Dave Gunn, Accessible Books Consortium: Accessible eBook Guidelines for Self-Publishing Authors
This explanation of how to create accessible e-books isn’t just for self-published authors; it is useful for anyone wishing to create a digital book with accessible features. These guidelines define key terms and explain how to make e-books accessible for a range of platforms, including Amazon’s Kindle, Apple’s iBooks, and Barnes & Noble’s Nook Press. A checklist at the end provides a handy summary of the material.
This guidance describes how to include descriptions of images and objects in iBooks and provides other handy tips for creating accessible iBooks.
PDFs and Documents
Adobe’s detailed guide to PDF accessibility explains how to create accessible PDFs and check the accessibility of existing PDFs. Adobe guides you through setting a logical reading order, checking color contrast, tagging images, and everything in between.
National Center on Disability and Access to Education: Creating Accessible PDF Documents in Adobe Acrobat
This one-pager and accompanying video explain how to use Adobe’s accessibility wizard and address common issues.

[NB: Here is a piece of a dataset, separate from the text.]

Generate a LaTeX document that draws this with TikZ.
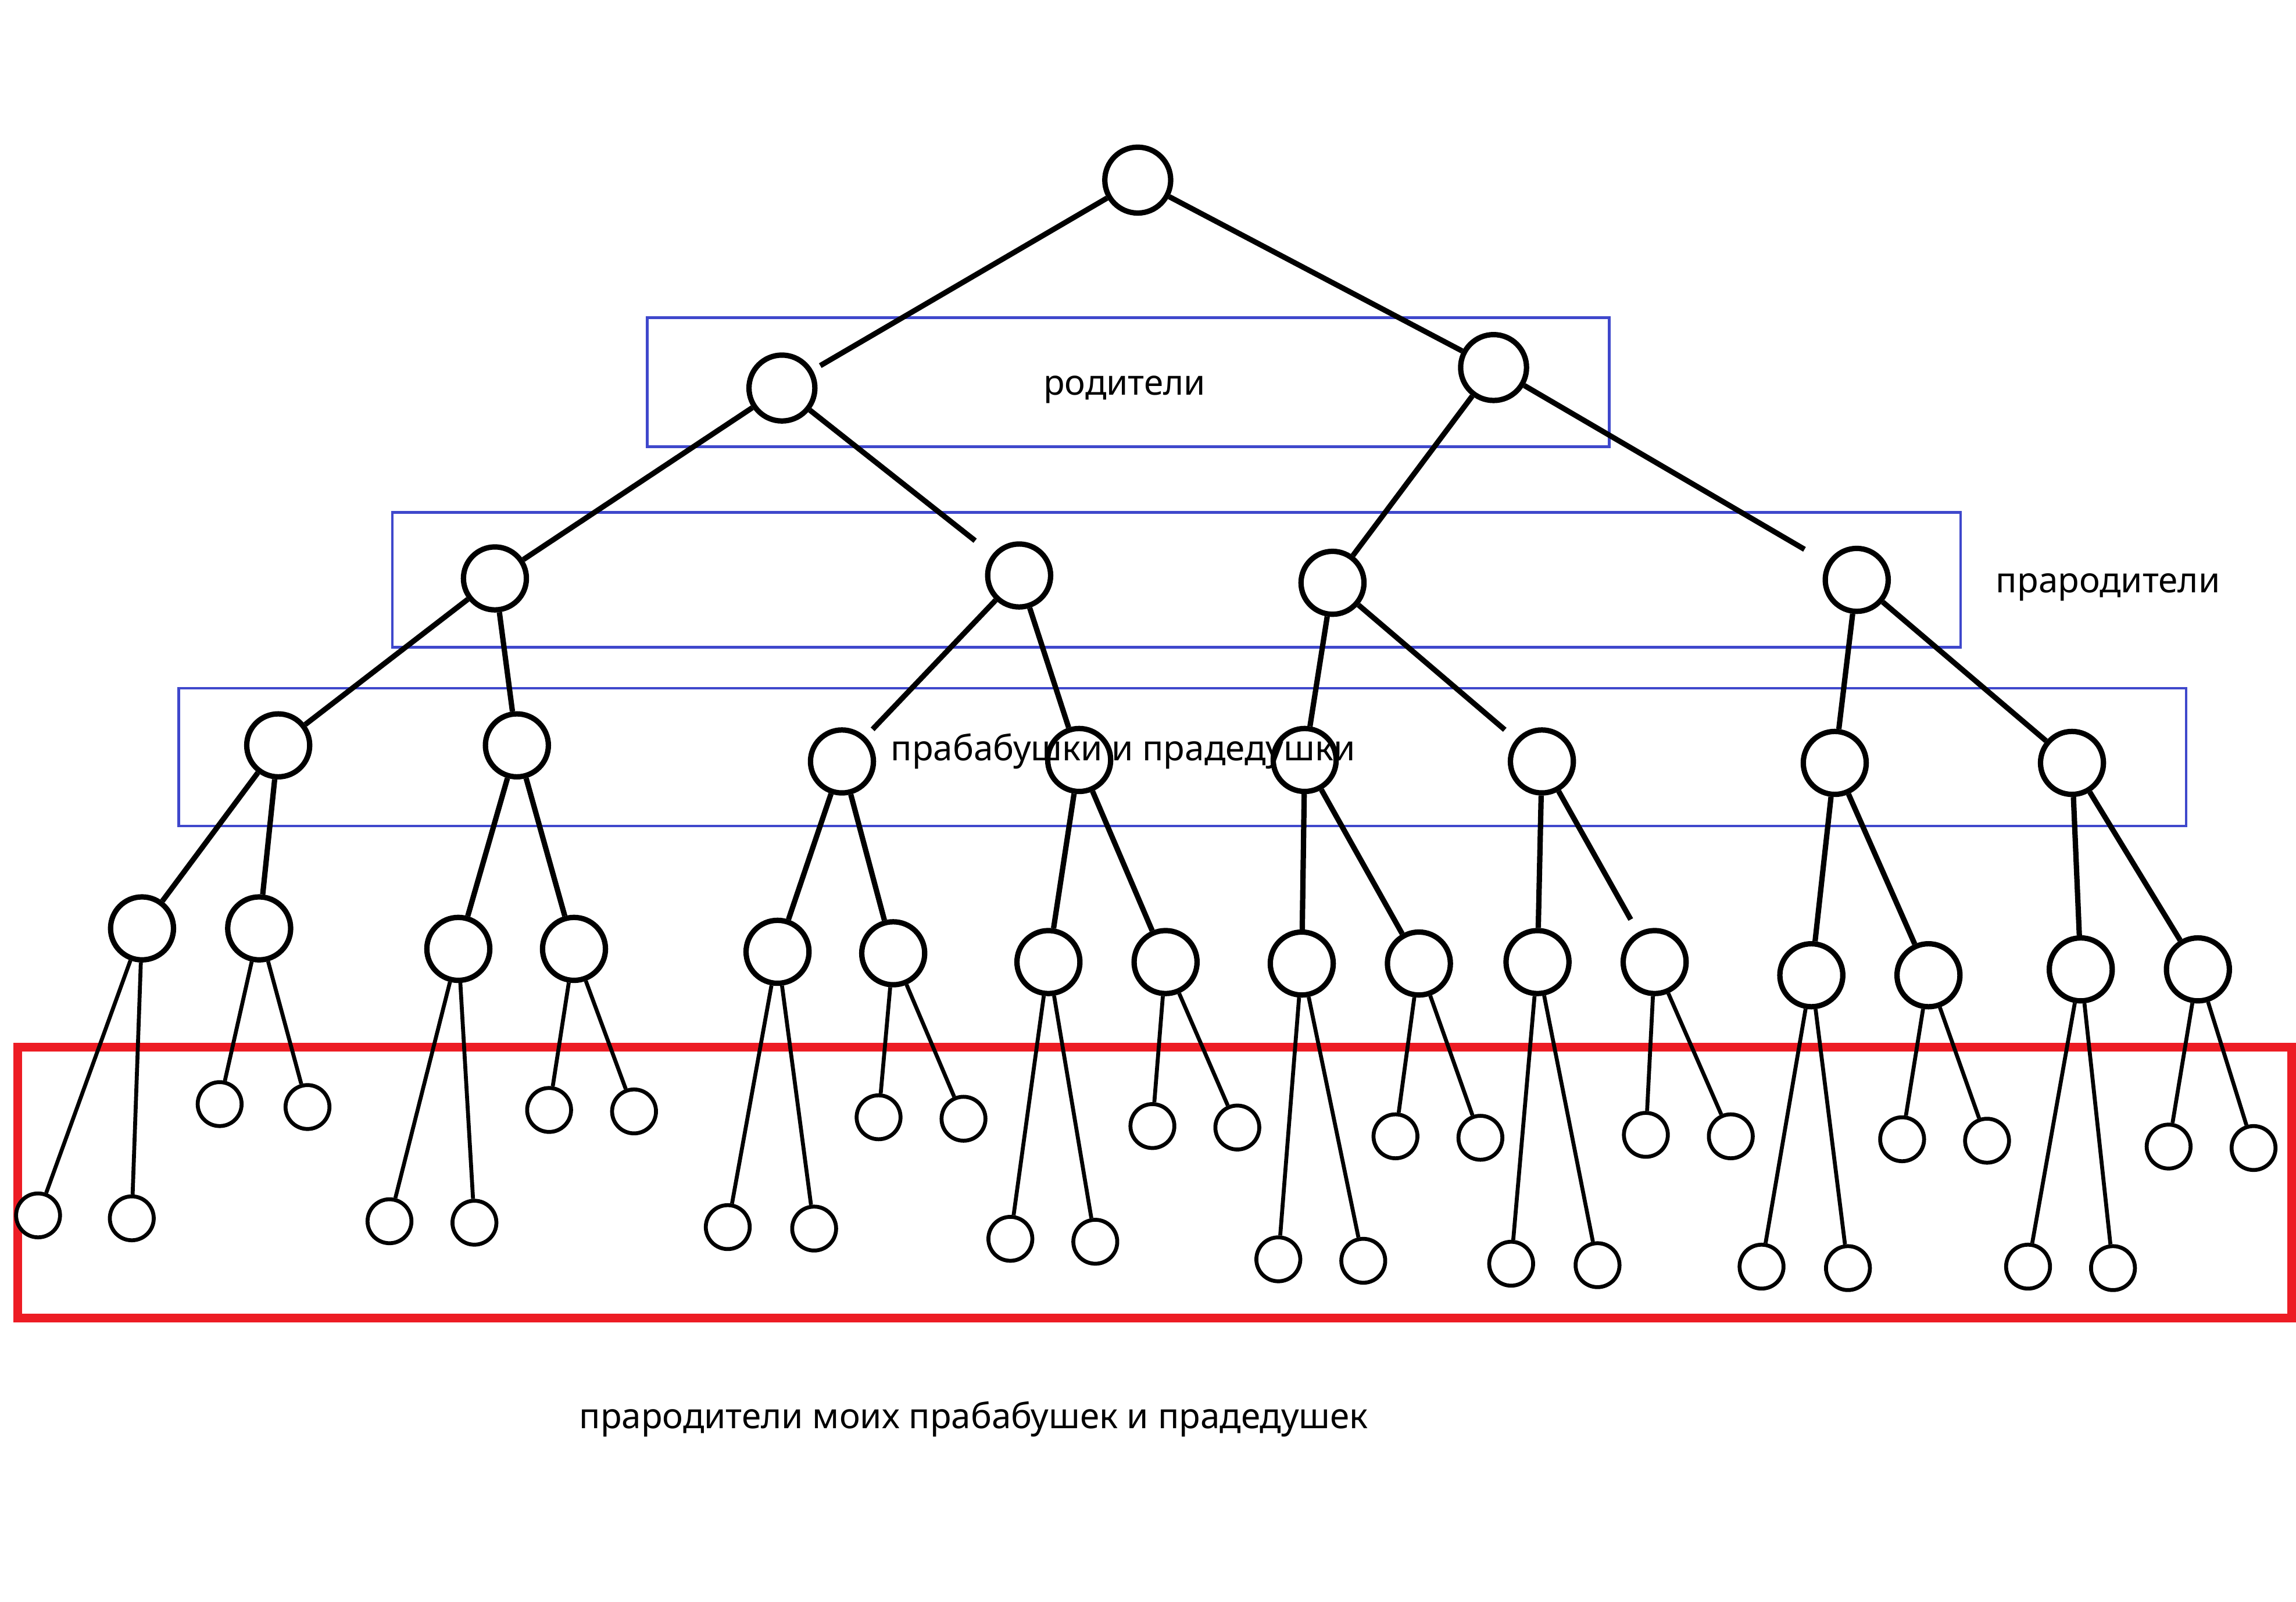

Microsoft: Microsoft Accessibility Center
Microsoft has also created a suite of accessibility guides for their products, including Word, Excel, and PowerPoint, that explain common issues (such as handling images and links) and how to correct them.
National Center on Disability and Access to Education: Creating Accessible Microsoft Word Documents
This one-pager was last updated in 2018 and provides quick tips on using heading styles, alternative text, and other features in Microsoft Word to make documents more accessible.
University of Washington: Creating Accessible Videos
This guidance provides an overview of video accessibility, including information about captions, transcripts, and audio descriptions. It also links to instructions on how to make accessible videos on a variety of platforms, including YouTube, Panopto, Canvas, and Facebook.
YouTube’s tutorials explain how to create and upload closed captions to YouTube videos and how to review and make changes to YouTube’s machine-generated captions.
National Center on Disability and Access to Education: Captioning YouTube Videos
This one-pager and accompanying video were last updated in 2018 and explain how to add and edit captions on YouTube videos.
Benetech: DIAGRAM Center Image Description
This guide from accessibility nonprofit Benetech explains how to correctly describe images to print-disabled users—very useful for providing helpful alt text and other descriptions that include necessary information while leaving out details that can confuse screen reading tools.
DIAGRAM Center: Accessible Math
Another excellent resource from Benetech, this guide explains how to make printed mathematical equations and diagrams accessible to readers with limited or no vision.
Last but not least, this collection of tutorials for website accessibility is presented by WC3, the international standards organization for the World Wide Web.